The Court expressly relies on NXP's general position in this case-that Kindler's 25% figure is reliable enough to support Haas's 25% apportionment to read sensitivity-in denying this motion. NXP's positions in other matters should be viewed given the Court's reliance.
Similarly, in the California case, NXP criticizes Kindler's 25% figure because it stems from an “equal-division” methodology. See Dkt. # 527-4 at 18-21. This is in tension with NXP's position in this case, where (1) Haas used a (modestly modified) equal-division approach, and (2) Haas expressly relied on Kindler's 25% figure for his own apportionment.
Impinj also objects to Haas's testimony on the ground that Kodritsch failed to lay adequate foundation at trial for Haas's apportionment figures. Dkt. # 527 at 4-6. Impinj cites no authority for the proposition that an expert can rely only on facts that are expressly stated at trial to support his conclusions. Cf. Fed.R.Evid. 703 (“An expert may base an opinion on facts or data in the case that the expert has been made aware of or personally observed.”).
Finally, Impinj asks the Court to vacate its order because, it says, the order is too harsh. Dkt. # 527 at 7. Impinj cites no authority suggesting that vacatur is appropriate in circumstances like these.
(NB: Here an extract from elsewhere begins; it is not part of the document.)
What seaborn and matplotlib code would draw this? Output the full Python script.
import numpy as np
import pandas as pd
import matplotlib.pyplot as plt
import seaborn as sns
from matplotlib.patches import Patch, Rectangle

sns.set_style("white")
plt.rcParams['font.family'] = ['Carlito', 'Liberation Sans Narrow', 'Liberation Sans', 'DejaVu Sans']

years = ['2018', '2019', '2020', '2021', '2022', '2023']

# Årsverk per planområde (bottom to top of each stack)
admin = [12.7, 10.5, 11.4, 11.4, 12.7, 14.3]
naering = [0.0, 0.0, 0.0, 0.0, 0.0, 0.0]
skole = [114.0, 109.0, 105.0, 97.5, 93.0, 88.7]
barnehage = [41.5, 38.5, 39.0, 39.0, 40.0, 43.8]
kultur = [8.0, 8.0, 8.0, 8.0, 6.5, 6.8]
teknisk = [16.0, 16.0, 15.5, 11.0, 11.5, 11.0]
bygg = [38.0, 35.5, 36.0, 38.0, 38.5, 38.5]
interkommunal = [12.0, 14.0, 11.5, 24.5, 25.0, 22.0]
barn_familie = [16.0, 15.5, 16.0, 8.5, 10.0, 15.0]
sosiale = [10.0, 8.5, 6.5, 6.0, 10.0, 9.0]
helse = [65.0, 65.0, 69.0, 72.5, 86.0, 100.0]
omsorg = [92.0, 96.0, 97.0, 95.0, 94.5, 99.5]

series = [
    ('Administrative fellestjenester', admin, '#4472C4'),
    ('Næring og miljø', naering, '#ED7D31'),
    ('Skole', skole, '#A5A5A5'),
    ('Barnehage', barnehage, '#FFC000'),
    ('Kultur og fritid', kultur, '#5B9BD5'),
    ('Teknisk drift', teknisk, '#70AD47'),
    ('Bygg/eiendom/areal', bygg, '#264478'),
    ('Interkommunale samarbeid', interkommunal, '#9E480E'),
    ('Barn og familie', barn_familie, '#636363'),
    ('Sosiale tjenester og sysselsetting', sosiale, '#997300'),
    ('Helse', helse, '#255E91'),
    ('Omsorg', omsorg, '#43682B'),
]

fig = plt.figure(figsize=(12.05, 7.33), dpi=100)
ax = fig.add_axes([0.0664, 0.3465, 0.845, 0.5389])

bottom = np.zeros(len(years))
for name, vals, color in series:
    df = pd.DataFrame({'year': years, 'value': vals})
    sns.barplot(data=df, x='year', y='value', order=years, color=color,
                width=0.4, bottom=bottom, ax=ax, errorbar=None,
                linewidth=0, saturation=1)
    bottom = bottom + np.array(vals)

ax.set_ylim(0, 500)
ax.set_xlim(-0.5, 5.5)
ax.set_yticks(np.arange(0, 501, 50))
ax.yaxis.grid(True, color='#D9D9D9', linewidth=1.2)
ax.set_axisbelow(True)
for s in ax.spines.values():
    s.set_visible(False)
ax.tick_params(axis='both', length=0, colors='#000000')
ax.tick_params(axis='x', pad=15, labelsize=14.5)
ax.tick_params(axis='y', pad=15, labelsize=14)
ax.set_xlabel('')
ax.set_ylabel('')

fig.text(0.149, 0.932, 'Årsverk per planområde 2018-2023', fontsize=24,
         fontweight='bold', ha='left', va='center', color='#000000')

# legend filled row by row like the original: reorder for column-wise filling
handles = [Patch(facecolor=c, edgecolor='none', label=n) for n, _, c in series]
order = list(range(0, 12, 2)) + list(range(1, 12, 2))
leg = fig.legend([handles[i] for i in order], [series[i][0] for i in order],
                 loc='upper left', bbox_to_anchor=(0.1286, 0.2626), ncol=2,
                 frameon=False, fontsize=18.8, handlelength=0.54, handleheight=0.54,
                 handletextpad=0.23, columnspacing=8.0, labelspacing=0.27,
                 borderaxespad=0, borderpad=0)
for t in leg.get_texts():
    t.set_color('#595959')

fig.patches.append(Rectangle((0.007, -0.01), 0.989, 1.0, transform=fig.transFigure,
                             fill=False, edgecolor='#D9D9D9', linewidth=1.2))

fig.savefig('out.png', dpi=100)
But the Court notes that while it ultimately found part of Kindler's apportionment methodology to be imperfect, the Court in no way meant to impugn Kindler professionally or as an expert. To the contrary, Kindler's report on the whole was thorough, well-written, and thoughtful. This is why the Court permitted the majority of Kindler's damages analysis. And indeed, some of the problems that concerned the Court stem from legal issues (e.g., involving Federal Rule of Evidence 703) entirely unrelated to Kindler's economic work. Finally, the Court emphasizes that its conclusion here is a narrow one: Based only on the particular facts and arguments presented to the Court, the Court concluded that some portions of Kindler's testimony would be inadmissible. The prior order should not be read to cast doubt on Kindler's qualifications as an expert.